# TASK BRIEF:
Leaving the pictures out, print the lines from the first line of the listing through the line containing "import pandas as pd", exactly as they read, and no others.

◆ ◆ ◆ ◆

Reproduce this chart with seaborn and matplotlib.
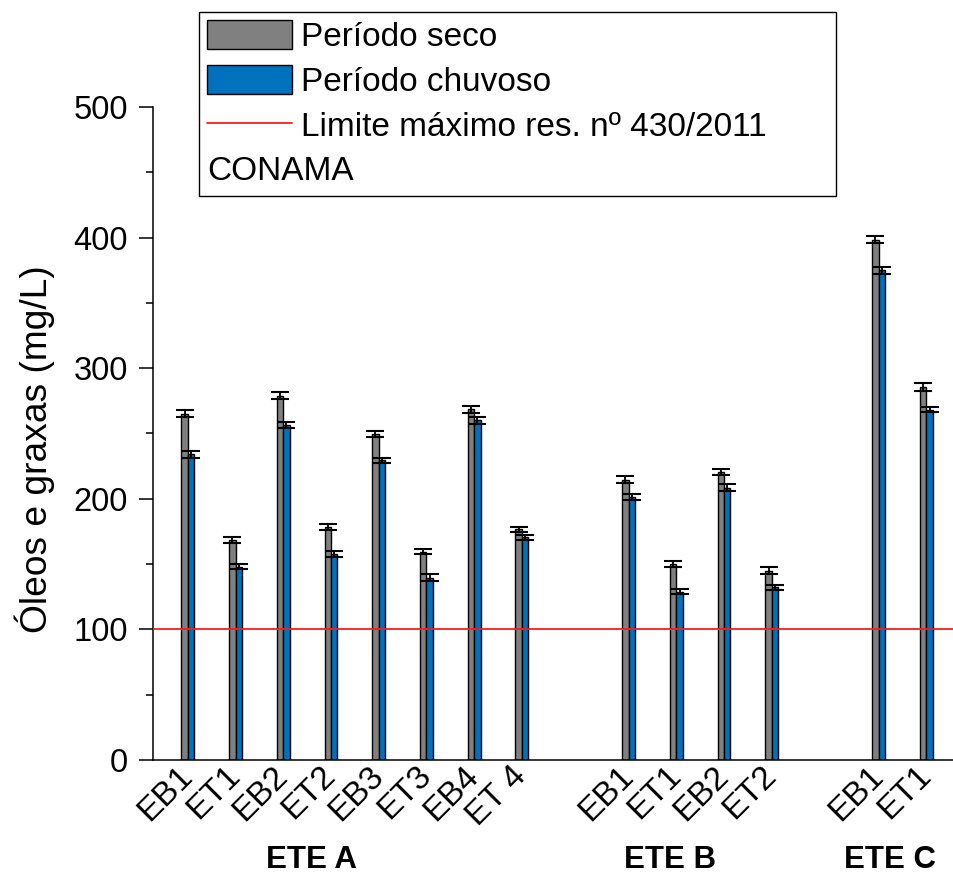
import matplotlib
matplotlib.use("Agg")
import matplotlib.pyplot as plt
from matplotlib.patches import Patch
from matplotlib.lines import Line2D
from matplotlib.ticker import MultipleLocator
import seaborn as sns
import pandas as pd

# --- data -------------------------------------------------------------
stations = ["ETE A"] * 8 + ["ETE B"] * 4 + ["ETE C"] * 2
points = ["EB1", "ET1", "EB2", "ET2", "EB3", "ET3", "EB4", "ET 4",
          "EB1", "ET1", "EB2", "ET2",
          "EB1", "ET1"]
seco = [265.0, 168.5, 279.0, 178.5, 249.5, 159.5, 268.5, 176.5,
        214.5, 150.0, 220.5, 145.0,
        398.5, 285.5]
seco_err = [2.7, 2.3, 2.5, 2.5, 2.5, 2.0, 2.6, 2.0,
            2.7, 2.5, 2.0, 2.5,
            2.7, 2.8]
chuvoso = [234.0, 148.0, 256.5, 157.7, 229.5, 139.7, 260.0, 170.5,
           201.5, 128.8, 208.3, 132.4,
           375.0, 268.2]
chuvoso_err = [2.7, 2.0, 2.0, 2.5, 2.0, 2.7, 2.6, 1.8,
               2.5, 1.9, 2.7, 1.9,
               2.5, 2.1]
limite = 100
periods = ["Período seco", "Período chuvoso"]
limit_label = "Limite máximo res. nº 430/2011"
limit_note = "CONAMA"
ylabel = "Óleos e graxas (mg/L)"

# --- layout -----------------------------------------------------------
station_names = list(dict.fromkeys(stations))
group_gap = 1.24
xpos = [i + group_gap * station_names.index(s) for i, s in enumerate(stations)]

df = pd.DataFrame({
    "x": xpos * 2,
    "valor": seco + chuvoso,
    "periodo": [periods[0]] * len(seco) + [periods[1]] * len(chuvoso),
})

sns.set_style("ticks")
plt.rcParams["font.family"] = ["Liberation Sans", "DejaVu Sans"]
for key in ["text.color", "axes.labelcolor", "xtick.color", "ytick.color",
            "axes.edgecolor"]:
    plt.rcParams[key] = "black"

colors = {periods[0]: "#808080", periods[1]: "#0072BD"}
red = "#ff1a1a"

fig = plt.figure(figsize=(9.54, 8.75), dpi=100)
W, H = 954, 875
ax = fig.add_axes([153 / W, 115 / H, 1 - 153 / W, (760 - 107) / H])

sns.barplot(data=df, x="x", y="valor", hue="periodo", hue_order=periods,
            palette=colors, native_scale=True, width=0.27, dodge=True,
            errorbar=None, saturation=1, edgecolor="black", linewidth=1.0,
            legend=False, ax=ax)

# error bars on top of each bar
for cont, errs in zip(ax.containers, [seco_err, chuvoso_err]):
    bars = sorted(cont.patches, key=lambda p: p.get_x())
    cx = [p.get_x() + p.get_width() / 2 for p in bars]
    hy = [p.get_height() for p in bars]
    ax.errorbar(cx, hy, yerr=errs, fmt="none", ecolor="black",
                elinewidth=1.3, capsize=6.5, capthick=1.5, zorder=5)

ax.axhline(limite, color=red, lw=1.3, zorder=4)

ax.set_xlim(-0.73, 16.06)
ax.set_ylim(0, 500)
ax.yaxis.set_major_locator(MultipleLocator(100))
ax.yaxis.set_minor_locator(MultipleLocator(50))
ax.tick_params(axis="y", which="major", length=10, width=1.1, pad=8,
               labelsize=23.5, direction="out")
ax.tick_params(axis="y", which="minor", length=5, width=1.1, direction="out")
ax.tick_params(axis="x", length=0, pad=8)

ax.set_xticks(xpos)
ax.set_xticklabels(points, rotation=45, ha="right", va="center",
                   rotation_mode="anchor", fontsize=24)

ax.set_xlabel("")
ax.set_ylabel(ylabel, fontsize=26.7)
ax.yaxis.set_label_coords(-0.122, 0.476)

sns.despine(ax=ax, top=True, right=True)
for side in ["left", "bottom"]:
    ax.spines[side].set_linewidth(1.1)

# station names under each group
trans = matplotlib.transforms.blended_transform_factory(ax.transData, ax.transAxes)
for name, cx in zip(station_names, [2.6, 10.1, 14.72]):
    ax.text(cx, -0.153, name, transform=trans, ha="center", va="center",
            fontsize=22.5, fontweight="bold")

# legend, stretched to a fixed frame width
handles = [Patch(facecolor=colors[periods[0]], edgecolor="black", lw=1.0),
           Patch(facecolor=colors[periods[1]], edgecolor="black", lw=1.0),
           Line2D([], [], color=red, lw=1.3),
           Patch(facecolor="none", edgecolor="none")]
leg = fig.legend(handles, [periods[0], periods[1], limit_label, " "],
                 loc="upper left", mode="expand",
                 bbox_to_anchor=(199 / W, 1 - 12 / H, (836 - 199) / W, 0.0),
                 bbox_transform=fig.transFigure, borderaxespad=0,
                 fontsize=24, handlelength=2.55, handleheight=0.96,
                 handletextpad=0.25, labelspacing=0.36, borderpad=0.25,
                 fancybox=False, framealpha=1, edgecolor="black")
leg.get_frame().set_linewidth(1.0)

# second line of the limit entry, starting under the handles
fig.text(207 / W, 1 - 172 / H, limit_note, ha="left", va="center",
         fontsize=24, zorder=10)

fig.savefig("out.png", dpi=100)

◆ ◆ ◆ ◆

# ANSWER TO THE PROBLEM:
Reproduce this chart with seaborn and matplotlib.
import matplotlib
matplotlib.use("Agg")
import matplotlib.pyplot as plt
from matplotlib.patches import Patch
from matplotlib.lines import Line2D
from matplotlib.ticker import MultipleLocator
import seaborn as sns
import pandas as pd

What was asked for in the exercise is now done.